* **Instruction**
Please count the lines in the listing below where the word "matplotlib" appears. Give the number only.

* **Material shown**
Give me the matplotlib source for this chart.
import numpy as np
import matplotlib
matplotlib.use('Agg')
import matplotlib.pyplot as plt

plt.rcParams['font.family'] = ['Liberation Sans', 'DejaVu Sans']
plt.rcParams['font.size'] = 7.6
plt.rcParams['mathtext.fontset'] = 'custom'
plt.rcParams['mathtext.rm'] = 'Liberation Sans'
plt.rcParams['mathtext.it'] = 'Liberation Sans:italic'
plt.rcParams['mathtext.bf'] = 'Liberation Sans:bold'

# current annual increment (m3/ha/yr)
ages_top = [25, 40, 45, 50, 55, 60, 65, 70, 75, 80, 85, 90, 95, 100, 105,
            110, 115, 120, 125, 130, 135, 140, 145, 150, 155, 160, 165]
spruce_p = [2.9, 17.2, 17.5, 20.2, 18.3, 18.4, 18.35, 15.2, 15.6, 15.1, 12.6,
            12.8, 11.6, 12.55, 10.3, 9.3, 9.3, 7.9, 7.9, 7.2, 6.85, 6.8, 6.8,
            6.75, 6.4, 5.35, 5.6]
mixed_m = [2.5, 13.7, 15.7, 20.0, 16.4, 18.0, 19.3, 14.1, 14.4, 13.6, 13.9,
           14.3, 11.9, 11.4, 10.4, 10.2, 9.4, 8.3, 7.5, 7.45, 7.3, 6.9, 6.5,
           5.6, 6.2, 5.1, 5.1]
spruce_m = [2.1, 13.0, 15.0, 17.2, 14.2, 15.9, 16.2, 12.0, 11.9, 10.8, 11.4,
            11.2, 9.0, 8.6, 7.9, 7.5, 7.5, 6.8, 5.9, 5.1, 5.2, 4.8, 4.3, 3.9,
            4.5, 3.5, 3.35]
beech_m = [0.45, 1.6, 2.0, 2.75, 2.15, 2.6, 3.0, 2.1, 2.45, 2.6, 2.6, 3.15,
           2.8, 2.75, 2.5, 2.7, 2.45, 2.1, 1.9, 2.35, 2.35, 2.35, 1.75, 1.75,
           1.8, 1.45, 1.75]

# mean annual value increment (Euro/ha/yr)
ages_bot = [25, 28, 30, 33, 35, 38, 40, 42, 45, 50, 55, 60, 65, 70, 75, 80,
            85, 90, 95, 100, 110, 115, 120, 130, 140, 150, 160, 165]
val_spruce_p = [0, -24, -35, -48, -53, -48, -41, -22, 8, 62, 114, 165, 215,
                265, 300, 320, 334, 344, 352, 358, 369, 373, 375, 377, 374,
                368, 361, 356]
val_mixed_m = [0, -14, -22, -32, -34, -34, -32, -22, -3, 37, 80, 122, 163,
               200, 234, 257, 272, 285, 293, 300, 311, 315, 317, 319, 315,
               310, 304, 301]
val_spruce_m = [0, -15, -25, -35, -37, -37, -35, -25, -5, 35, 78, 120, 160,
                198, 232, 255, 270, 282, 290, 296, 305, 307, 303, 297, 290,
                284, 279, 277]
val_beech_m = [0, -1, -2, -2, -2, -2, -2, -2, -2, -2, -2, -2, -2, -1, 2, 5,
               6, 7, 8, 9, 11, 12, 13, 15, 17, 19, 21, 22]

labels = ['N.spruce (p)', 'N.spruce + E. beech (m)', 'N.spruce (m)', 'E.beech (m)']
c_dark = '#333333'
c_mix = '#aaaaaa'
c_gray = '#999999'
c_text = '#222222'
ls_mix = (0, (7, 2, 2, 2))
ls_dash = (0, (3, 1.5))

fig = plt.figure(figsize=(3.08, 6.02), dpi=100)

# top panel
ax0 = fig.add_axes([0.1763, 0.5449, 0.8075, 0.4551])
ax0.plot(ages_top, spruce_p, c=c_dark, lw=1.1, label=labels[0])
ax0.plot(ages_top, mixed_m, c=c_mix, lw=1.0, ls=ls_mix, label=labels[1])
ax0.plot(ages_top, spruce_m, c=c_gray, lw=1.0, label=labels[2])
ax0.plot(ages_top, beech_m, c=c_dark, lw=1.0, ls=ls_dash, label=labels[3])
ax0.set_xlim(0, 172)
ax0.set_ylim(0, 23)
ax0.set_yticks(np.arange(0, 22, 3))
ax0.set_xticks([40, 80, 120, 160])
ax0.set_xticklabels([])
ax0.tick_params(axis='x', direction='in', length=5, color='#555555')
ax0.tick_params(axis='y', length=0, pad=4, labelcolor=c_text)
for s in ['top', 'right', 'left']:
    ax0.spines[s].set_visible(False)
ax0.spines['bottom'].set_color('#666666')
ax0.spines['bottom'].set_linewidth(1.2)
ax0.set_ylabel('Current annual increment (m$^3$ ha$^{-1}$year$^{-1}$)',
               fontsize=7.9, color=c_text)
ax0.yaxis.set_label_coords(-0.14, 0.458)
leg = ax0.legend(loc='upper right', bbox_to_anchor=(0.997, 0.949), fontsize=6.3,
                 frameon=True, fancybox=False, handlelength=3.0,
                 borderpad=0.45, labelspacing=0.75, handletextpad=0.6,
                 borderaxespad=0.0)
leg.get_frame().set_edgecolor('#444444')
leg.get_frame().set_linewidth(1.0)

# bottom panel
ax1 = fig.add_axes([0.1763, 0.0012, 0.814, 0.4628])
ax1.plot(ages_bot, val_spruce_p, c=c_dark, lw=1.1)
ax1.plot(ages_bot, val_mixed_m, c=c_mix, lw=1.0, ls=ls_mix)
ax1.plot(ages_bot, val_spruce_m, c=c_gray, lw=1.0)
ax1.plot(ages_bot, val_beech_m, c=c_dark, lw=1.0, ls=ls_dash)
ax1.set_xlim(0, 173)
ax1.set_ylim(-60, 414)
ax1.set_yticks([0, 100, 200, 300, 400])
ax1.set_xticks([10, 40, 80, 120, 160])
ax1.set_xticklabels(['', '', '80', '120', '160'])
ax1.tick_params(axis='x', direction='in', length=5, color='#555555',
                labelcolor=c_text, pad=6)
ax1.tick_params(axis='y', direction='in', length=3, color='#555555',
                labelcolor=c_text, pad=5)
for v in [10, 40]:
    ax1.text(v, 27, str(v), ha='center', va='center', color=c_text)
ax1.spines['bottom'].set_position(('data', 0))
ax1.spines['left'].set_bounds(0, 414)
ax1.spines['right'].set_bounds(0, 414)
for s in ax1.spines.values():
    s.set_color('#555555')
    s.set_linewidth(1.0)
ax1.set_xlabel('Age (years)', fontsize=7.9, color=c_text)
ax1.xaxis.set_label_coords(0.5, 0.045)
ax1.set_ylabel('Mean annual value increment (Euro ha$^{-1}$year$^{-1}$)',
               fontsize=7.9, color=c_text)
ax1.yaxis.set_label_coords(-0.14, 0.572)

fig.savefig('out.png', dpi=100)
==
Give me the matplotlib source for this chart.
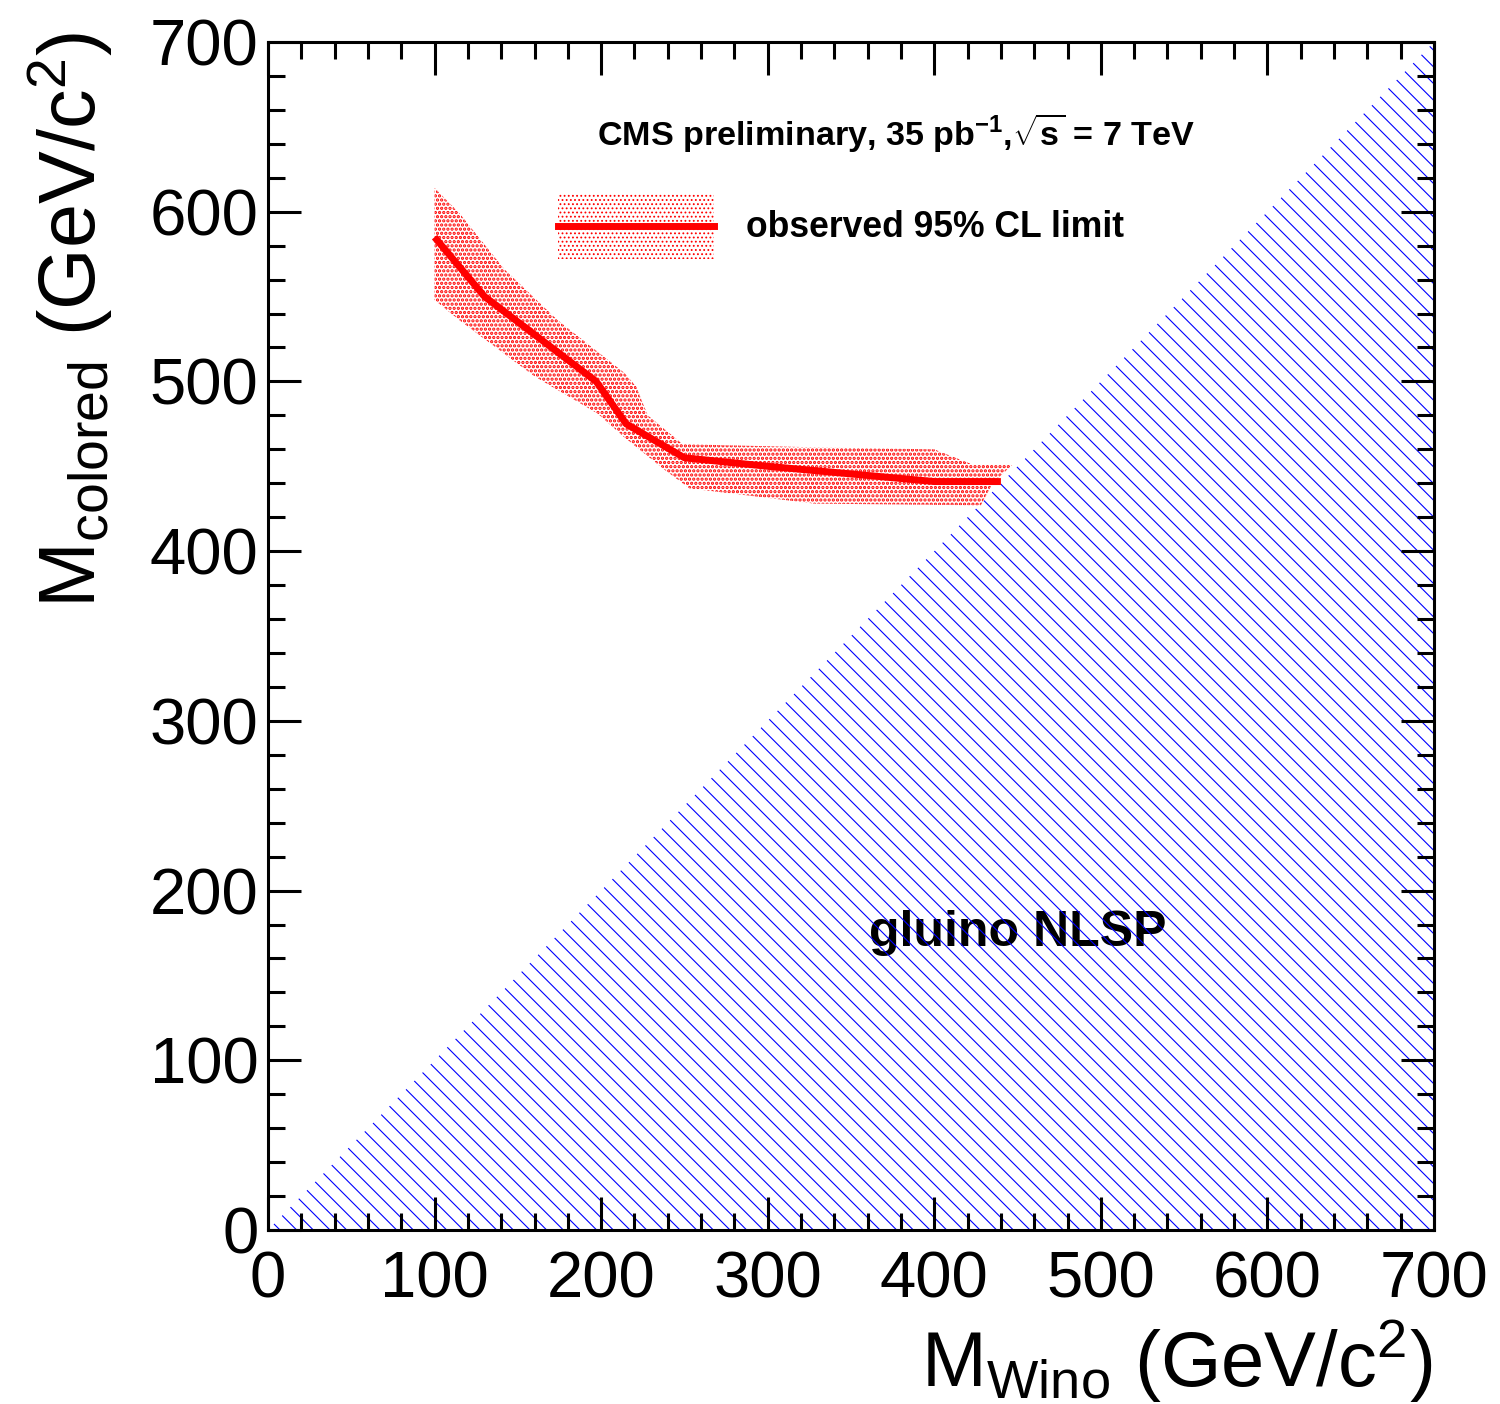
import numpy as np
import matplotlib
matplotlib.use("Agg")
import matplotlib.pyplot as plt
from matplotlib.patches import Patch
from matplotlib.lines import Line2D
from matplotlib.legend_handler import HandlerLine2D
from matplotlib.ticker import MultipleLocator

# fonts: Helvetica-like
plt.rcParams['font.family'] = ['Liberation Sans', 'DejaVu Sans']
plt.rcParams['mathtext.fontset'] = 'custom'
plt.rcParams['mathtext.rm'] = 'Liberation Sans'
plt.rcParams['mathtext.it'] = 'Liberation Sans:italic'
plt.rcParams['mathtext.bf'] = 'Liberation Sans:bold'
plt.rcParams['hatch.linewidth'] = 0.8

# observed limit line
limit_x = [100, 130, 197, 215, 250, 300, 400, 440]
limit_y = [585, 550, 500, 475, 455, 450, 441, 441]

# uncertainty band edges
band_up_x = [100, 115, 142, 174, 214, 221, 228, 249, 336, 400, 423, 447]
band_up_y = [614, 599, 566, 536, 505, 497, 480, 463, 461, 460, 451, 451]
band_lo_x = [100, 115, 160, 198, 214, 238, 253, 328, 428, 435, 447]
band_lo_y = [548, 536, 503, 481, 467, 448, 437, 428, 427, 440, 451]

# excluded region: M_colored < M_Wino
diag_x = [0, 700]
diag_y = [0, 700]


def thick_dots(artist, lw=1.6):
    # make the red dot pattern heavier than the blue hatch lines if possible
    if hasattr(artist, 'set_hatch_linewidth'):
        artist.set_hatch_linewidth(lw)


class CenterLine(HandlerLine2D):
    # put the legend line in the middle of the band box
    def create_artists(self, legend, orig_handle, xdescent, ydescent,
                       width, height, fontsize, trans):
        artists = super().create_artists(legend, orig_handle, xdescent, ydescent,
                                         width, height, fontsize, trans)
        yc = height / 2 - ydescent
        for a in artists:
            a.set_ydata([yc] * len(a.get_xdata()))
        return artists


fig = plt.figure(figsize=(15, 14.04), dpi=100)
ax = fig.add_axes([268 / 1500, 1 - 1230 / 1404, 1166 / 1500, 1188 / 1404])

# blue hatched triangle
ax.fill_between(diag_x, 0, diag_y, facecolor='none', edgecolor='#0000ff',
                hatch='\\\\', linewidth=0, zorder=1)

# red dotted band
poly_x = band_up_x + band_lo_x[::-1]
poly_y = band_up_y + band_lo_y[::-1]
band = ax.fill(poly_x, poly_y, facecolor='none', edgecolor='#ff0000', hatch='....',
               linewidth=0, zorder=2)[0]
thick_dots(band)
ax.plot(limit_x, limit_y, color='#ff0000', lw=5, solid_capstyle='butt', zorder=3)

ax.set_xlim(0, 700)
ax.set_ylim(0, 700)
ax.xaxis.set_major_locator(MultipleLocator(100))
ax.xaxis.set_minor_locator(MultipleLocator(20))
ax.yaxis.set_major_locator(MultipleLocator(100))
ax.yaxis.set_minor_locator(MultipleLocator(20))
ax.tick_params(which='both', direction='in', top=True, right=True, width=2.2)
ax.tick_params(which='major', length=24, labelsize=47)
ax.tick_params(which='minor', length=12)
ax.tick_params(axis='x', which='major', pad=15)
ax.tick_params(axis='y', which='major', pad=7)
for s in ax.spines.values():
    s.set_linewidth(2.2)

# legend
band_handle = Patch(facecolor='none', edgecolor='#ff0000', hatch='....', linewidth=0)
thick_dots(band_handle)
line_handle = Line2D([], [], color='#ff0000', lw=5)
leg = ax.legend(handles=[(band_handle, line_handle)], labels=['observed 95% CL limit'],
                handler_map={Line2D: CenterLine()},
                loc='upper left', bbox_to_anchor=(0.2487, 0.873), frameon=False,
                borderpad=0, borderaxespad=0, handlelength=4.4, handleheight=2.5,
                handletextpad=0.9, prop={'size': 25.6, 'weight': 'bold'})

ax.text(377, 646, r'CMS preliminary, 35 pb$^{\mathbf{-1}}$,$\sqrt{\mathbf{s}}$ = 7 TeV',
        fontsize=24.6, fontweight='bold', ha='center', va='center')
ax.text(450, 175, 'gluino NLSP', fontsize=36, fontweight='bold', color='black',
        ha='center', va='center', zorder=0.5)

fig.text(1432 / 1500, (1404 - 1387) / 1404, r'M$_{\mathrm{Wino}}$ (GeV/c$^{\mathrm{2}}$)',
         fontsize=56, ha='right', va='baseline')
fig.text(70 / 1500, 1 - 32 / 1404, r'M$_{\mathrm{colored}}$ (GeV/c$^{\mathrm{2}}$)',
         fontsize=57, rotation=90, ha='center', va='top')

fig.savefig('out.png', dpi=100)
---
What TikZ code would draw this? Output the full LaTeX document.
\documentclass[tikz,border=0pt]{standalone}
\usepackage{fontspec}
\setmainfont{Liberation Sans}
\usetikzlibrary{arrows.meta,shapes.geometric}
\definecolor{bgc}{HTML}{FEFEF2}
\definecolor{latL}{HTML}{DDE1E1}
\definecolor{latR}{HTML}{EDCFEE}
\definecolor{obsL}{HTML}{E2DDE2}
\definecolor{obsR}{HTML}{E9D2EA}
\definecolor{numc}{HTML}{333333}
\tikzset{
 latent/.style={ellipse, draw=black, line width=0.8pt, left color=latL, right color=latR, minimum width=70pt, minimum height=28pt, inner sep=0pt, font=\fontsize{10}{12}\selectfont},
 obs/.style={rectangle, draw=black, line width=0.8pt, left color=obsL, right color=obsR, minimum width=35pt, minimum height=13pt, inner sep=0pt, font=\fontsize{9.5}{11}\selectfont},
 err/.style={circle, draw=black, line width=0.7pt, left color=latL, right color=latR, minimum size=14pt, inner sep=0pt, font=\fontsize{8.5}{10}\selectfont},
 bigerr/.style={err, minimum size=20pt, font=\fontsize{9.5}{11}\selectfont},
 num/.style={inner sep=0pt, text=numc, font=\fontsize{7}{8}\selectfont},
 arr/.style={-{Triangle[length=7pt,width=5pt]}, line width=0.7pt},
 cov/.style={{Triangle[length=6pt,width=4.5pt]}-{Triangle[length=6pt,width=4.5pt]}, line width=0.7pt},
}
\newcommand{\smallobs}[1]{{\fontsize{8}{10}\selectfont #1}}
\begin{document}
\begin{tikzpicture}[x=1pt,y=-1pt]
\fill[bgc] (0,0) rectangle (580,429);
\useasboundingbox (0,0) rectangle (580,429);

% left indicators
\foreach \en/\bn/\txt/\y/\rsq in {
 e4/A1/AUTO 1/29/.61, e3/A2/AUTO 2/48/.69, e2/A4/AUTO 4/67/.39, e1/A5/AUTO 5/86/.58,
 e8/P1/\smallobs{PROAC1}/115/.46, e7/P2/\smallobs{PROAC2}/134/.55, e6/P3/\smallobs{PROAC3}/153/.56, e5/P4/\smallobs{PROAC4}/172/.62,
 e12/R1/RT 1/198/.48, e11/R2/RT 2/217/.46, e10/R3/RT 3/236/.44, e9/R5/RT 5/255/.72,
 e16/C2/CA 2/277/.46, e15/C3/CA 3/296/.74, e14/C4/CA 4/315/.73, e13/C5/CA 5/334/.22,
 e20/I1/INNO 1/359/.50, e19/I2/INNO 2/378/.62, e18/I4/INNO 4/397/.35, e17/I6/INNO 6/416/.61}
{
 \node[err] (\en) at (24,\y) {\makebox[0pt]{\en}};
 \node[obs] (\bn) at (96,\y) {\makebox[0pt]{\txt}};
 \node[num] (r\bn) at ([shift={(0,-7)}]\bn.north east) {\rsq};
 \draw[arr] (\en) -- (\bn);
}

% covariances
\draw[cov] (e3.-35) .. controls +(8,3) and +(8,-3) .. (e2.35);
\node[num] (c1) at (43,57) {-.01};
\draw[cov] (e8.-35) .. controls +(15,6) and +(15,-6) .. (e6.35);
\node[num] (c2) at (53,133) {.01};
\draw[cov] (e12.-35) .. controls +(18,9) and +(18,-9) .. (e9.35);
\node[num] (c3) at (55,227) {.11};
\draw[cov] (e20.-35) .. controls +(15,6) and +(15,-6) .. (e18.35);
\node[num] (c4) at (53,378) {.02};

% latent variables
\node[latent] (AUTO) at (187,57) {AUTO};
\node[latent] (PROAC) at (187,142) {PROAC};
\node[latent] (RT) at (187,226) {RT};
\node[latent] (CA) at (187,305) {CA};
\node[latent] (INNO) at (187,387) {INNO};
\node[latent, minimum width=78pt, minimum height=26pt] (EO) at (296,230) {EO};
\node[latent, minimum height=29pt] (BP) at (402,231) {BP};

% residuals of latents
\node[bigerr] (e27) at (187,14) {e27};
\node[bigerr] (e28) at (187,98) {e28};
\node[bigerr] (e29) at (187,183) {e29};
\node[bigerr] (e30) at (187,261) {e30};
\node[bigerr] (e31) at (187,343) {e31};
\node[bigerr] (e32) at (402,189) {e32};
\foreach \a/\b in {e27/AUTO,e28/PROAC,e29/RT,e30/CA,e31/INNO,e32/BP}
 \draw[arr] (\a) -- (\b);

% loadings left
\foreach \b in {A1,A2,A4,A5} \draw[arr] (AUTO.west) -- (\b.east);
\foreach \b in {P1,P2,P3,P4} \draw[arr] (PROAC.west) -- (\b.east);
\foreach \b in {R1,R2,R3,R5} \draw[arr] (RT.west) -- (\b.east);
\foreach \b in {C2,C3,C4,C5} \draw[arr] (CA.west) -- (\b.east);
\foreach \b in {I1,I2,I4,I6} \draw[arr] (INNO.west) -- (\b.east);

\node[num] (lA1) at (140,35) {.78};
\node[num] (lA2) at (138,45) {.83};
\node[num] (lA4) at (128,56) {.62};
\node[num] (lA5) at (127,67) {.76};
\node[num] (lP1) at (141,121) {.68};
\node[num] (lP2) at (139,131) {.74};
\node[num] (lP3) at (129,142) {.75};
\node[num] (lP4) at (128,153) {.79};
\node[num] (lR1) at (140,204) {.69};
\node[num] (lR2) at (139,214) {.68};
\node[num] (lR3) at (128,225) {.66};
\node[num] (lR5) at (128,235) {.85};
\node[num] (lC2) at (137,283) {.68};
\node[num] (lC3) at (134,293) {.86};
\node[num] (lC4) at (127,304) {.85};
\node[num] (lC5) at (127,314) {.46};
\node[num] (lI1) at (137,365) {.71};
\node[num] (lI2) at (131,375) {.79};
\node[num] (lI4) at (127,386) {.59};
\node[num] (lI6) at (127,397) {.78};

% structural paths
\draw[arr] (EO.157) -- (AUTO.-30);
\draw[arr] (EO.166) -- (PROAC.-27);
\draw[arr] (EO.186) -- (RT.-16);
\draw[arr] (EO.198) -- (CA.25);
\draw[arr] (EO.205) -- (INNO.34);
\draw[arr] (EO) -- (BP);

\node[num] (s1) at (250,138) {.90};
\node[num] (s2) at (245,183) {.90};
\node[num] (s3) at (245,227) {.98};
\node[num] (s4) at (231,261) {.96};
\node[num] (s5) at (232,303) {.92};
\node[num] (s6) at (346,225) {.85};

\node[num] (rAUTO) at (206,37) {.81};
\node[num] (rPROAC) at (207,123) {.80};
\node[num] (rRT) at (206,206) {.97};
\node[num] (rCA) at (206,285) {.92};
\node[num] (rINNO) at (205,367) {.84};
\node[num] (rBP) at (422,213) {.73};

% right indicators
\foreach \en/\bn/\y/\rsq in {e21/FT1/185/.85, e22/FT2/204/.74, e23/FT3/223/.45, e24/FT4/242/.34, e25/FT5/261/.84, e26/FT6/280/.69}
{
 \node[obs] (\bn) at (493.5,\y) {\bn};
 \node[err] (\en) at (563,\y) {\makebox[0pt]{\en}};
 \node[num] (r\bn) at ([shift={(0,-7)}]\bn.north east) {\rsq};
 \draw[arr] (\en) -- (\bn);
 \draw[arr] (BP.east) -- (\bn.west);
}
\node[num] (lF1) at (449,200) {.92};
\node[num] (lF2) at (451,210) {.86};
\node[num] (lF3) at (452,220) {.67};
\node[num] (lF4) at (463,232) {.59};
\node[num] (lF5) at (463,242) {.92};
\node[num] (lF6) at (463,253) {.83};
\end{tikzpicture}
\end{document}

* **Finished exercise**
12